## GIVEN PROBLEM
Retype nothing but the lines from the start of the material up to and including the line with "d3.scaleLinear().domain([1, 5]).range([plot.bottom, plot.top]);". Pictures don't belong in the copy.

## DATA SHOWN
-- Begin --
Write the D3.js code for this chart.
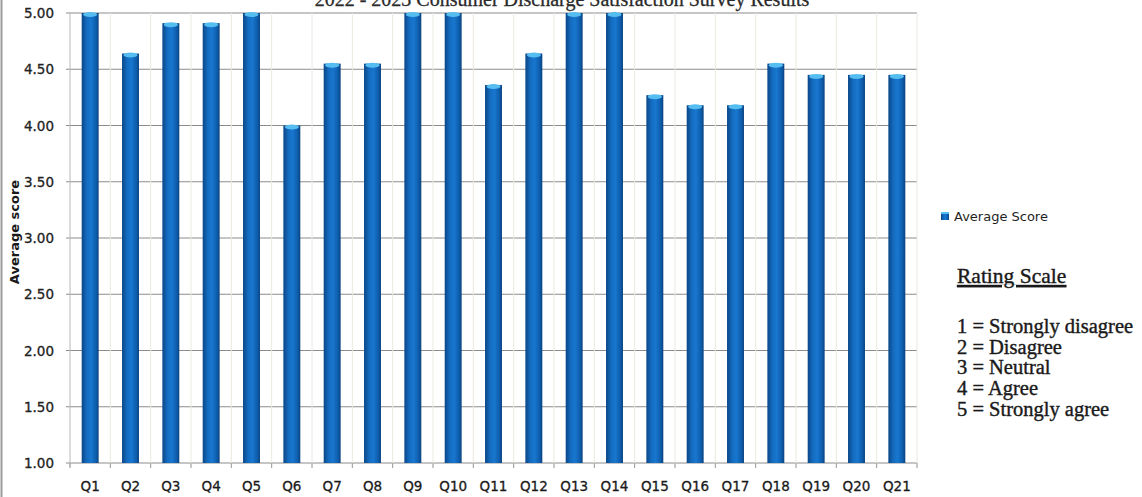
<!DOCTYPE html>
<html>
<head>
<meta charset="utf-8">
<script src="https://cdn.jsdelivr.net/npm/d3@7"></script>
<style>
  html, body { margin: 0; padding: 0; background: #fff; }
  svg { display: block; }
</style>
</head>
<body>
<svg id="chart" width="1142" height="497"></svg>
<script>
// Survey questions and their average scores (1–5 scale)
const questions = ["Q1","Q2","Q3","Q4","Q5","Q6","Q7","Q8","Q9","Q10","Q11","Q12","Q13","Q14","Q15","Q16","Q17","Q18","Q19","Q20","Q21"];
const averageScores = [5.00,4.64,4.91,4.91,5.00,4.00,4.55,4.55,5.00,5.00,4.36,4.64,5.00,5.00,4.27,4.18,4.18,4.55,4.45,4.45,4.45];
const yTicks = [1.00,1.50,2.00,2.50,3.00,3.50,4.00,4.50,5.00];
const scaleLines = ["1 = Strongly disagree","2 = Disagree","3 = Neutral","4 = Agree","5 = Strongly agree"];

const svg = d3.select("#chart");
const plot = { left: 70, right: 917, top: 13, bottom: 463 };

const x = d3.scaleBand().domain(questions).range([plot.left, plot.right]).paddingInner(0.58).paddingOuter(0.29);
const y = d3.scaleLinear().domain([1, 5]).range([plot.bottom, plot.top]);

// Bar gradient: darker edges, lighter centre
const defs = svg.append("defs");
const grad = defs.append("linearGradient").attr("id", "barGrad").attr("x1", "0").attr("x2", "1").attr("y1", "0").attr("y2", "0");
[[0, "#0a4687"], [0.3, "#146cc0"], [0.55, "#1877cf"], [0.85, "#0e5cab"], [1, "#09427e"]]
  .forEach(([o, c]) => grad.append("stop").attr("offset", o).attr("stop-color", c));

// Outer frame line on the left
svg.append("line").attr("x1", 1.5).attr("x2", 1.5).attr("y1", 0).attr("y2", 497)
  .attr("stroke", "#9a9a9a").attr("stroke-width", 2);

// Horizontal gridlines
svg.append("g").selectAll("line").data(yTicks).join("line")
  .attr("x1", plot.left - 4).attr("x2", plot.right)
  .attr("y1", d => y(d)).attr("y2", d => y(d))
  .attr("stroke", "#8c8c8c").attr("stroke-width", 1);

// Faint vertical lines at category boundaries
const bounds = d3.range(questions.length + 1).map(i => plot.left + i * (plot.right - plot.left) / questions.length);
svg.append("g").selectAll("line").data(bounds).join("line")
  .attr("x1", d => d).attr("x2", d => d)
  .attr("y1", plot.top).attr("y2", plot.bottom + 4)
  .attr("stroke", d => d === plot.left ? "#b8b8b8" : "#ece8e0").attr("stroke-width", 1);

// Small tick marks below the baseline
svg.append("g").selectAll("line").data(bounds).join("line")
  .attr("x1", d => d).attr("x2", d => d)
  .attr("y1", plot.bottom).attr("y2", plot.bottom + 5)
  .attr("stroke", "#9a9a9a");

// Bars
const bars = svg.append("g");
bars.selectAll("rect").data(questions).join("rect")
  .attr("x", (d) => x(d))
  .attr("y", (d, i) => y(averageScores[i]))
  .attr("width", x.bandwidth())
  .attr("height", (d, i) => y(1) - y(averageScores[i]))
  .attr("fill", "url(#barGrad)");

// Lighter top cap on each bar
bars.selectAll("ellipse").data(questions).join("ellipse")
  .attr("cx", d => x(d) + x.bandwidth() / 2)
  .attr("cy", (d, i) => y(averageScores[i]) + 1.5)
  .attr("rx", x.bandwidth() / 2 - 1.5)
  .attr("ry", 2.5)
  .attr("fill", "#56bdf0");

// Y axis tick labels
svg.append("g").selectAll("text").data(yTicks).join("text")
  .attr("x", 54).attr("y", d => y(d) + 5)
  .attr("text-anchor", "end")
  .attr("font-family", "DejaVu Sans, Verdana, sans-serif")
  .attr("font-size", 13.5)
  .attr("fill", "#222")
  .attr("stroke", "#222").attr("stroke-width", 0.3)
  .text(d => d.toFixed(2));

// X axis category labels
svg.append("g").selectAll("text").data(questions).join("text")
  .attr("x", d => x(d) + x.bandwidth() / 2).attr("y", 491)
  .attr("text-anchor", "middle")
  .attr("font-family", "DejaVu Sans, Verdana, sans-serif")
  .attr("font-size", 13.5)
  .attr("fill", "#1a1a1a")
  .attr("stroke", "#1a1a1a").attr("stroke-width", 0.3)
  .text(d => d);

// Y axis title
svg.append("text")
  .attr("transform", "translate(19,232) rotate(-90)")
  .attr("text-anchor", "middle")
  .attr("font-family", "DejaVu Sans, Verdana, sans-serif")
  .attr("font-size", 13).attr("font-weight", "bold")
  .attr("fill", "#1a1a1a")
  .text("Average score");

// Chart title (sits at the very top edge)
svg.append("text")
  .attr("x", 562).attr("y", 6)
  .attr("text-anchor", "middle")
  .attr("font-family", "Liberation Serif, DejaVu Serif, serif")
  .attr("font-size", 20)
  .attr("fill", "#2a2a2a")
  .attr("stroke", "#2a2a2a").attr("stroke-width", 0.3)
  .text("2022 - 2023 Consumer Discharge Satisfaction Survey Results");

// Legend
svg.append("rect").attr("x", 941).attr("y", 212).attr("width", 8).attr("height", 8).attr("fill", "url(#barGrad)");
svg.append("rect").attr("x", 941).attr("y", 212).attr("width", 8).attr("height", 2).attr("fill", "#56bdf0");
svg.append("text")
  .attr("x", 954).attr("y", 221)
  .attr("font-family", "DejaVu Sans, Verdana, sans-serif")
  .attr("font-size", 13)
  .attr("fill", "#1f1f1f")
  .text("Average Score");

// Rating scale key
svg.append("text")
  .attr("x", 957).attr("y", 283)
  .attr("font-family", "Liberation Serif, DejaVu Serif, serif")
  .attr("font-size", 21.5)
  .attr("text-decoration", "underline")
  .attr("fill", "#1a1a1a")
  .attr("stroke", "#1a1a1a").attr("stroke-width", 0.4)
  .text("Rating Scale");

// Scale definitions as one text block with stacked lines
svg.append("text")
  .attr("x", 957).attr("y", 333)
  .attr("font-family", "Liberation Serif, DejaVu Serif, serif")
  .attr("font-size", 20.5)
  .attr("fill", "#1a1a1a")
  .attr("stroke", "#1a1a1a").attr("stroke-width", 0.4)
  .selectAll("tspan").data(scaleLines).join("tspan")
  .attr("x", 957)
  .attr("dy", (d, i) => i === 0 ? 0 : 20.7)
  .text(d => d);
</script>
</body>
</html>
-- End --
## REPLY TO THE TASK
Write the D3.js code for this chart.
<!DOCTYPE html>
<html>
<head>
<meta charset="utf-8">
<script src="https://cdn.jsdelivr.net/npm/d3@7"></script>
<style>
  html, body { margin: 0; padding: 0; background: #fff; }
  svg { display: block; }
</style>
</head>
<body>
<svg id="chart" width="1142" height="497"></svg>
<script>
// Survey questions and their average scores (1–5 scale)
const questions = ["Q1","Q2","Q3","Q4","Q5","Q6","Q7","Q8","Q9","Q10","Q11","Q12","Q13","Q14","Q15","Q16","Q17","Q18","Q19","Q20","Q21"];
const averageScores = [5.00,4.64,4.91,4.91,5.00,4.00,4.55,4.55,5.00,5.00,4.36,4.64,5.00,5.00,4.27,4.18,4.18,4.55,4.45,4.45,4.45];
const yTicks = [1.00,1.50,2.00,2.50,3.00,3.50,4.00,4.50,5.00];
const scaleLines = ["1 = Strongly disagree","2 = Disagree","3 = Neutral","4 = Agree","5 = Strongly agree"];

const svg = d3.select("#chart");
const plot = { left: 70, right: 917, top: 13, bottom: 463 };

const x = d3.scaleBand().domain(questions).range([plot.left, plot.right]).paddingInner(0.58).paddingOuter(0.29);
const y = d3.scaleLinear().domain([1, 5]).range([plot.bottom, plot.top]);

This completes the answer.